Judge Bridges was born in Fort Worth. He was a former district attorney and senior disciplinary counsel for the State Bar of Texas before joining the state’s highest criminal appeals court.
He was also a father.
Bridges served on the Fifth District Court of Appeals since 1996, according to the Texas Judicial Branch.
“David’s a big guy 6’2, 6’4,” Justice David Evans said. “I don’t think I ever saw him without cowboy boots on. You know that 72 ounce steak out in Amarillo – well David is the only person I know who successfully ate that thing.”
Justice Evans worked with Justice David Bridges in the Texas 5th District Court of Appeals for many years and loved hearing his stories.
“He was an easy guy to talk to you about everything.. work related things.. case related things,” he said.
This morning, he learned of his passing.
“I was shocked,” he said. “I got a text when I was in church and from the moment I got the text I cannot even hear a word from the rest of what my pastor said.”
“What’s so sad is it’s completely avoidable,” Dallas County Republican Party Chair Rodney Anderson said.
Anderson stays in close contact with all the republican elected officials. Justice Bridges was running for re-election. They just spoke last week.
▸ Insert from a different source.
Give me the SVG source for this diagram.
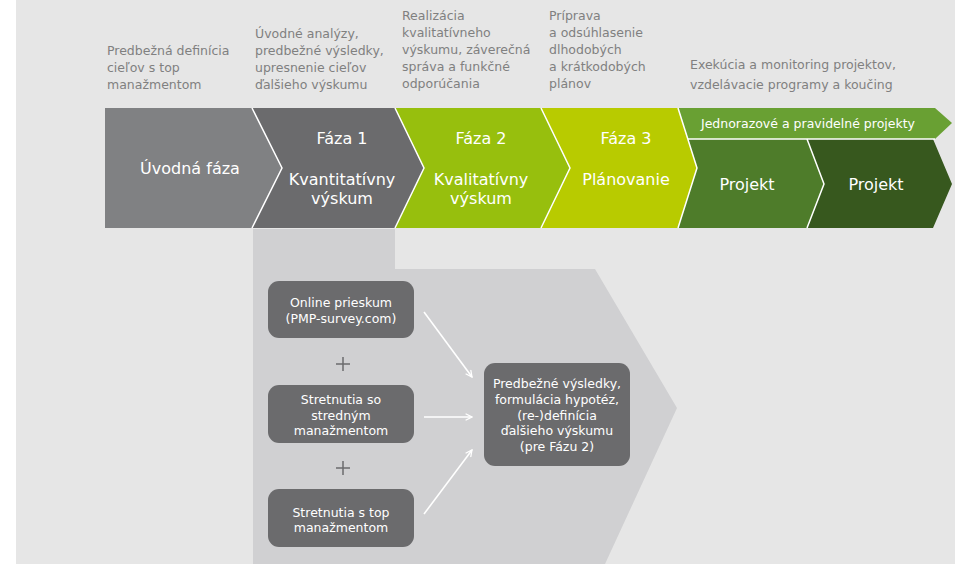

“Just a good guy, all around good guy and we would see him at our executive committee meetings periodically and he would say hey.. show up and say hey,” Anderson said.
He was approaching his 25th year with the 5th District Court of Appeals.
“He was the longest serving justice on the court,” Justice Evans said.
He also served in the U.S. Army and was an assistant district attorney in two east Texas counties.
“He was a good guy to work with,” Justice Evans said. “Wrote his cases, knew his stuff. We could talk about the cases, he had reasons for why he thought the ruling should be. He was a great guy to work with and we’re going to miss him very, very much.”
Justice Bridges was a dedicated husband and loving father to two daughters.